> Requirements
Nothing in the data should change when you return it, but leave the pictures out.

> Raw data

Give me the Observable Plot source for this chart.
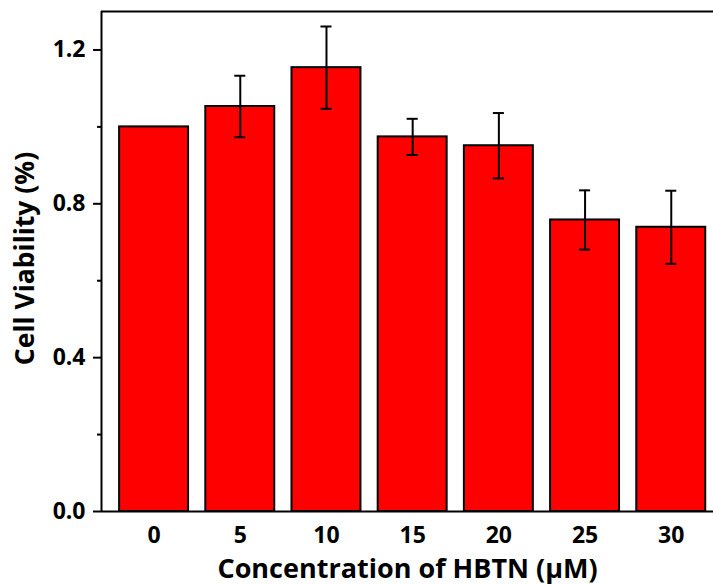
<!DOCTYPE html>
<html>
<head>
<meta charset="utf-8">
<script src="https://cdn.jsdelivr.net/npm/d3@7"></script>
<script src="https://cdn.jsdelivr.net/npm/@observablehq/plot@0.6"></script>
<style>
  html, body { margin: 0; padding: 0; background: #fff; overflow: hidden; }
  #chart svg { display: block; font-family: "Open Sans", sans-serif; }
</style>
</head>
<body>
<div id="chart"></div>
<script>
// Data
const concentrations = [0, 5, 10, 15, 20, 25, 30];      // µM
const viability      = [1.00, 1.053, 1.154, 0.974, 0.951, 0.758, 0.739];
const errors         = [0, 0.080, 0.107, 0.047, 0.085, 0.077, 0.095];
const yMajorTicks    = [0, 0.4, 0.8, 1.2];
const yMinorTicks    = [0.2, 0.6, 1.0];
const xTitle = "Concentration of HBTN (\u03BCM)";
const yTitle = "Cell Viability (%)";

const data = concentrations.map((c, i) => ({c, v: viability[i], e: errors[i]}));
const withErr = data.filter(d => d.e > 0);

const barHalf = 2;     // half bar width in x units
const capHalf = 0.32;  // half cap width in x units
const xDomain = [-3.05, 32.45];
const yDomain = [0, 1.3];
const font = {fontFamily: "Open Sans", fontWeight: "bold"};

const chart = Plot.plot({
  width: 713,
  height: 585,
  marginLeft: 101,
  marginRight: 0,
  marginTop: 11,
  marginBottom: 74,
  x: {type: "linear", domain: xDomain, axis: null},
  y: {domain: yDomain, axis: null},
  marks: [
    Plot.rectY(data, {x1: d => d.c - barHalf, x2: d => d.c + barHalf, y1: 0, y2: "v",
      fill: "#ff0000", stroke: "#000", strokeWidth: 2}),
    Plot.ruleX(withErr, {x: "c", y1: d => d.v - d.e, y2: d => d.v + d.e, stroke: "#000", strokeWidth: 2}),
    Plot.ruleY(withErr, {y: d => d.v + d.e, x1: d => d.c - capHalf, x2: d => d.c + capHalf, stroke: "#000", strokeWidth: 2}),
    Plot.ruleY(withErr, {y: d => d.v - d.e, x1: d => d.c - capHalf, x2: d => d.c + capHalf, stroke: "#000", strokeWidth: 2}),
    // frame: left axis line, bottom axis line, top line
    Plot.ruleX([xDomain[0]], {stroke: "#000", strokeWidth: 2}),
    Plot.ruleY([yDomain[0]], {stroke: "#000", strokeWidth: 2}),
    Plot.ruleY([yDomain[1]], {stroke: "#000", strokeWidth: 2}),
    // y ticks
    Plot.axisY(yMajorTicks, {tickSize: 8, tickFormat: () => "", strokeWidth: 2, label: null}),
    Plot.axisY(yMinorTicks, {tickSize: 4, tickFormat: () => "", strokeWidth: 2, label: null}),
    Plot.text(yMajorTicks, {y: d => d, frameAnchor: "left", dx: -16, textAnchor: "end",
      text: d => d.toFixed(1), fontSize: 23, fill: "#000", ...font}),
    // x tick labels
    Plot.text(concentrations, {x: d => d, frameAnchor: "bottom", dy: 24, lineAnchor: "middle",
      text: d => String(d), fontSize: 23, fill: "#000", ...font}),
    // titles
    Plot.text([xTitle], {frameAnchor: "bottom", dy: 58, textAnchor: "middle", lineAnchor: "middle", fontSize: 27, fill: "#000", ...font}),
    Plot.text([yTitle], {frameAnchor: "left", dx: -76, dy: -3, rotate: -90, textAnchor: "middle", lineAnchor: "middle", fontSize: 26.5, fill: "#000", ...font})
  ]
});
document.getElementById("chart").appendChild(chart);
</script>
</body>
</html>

> Task answer
Give me the Observable Plot source for this chart.
<!DOCTYPE html>
<html>
<head>
<meta charset="utf-8">
<script src="https://cdn.jsdelivr.net/npm/d3@7"></script>
<script src="https://cdn.jsdelivr.net/npm/@observablehq/plot@0.6"></script>
<style>
  html, body { margin: 0; padding: 0; background: #fff; overflow: hidden; }
  #chart svg { display: block; font-family: "Open Sans", sans-serif; }
</style>
</head>
<body>
<div id="chart"></div>
<script>
// Data
const concentrations = [0, 5, 10, 15, 20, 25, 30];      // µM
const viability      = [1.00, 1.053, 1.154, 0.974, 0.951, 0.758, 0.739];
const errors         = [0, 0.080, 0.107, 0.047, 0.085, 0.077, 0.095];
const yMajorTicks    = [0, 0.4, 0.8, 1.2];
const yMinorTicks    = [0.2, 0.6, 1.0];
const xTitle = "Concentration of HBTN (\u03BCM)";
const yTitle = "Cell Viability (%)";

const data = concentrations.map((c, i) => ({c, v: viability[i], e: errors[i]}));
const withErr = data.filter(d => d.e > 0);

const barHalf = 2;     // half bar width in x units
const capHalf = 0.32;  // half cap width in x units
const xDomain = [-3.05, 32.45];
const yDomain = [0, 1.3];
const font = {fontFamily: "Open Sans", fontWeight: "bold"};

const chart = Plot.plot({
  width: 713,
  height: 585,
  marginLeft: 101,
  marginRight: 0,
  marginTop: 11,
  marginBottom: 74,
  x: {type: "linear", domain: xDomain, axis: null},
  y: {domain: yDomain, axis: null},
  marks: [
    Plot.rectY(data, {x1: d => d.c - barHalf, x2: d => d.c + barHalf, y1: 0, y2: "v",
      fill: "#ff0000", stroke: "#000", strokeWidth: 2}),
    Plot.ruleX(withErr, {x: "c", y1: d => d.v - d.e, y2: d => d.v + d.e, stroke: "#000", strokeWidth: 2}),
    Plot.ruleY(withErr, {y: d => d.v + d.e, x1: d => d.c - capHalf, x2: d => d.c + capHalf, stroke: "#000", strokeWidth: 2}),
    Plot.ruleY(withErr, {y: d => d.v - d.e, x1: d => d.c - capHalf, x2: d => d.c + capHalf, stroke: "#000", strokeWidth: 2}),
    // frame: left axis line, bottom axis line, top line
    Plot.ruleX([xDomain[0]], {stroke: "#000", strokeWidth: 2}),
    Plot.ruleY([yDomain[0]], {stroke: "#000", strokeWidth: 2}),
    Plot.ruleY([yDomain[1]], {stroke: "#000", strokeWidth: 2}),
    // y ticks
    Plot.axisY(yMajorTicks, {tickSize: 8, tickFormat: () => "", strokeWidth: 2, label: null}),
    Plot.axisY(yMinorTicks, {tickSize: 4, tickFormat: () => "", strokeWidth: 2, label: null}),
    Plot.text(yMajorTicks, {y: d => d, frameAnchor: "left", dx: -16, textAnchor: "end",
      text: d => d.toFixed(1), fontSize: 23, fill: "#000", ...font}),
    // x tick labels
    Plot.text(concentrations, {x: d => d, frameAnchor: "bottom", dy: 24, lineAnchor: "middle",
      text: d => String(d), fontSize: 23, fill: "#000", ...font}),
    // titles
    Plot.text([xTitle], {frameAnchor: "bottom", dy: 58, textAnchor: "middle", lineAnchor: "middle", fontSize: 27, fill: "#000", ...font}),
    Plot.text([yTitle], {frameAnchor: "left", dx: -76, dy: -3, rotate: -90, textAnchor: "middle", lineAnchor: "middle", fontSize: 26.5, fill: "#000", ...font})
  ]
});
document.getElementById("chart").appendChild(chart);
</script>
</body>
</html>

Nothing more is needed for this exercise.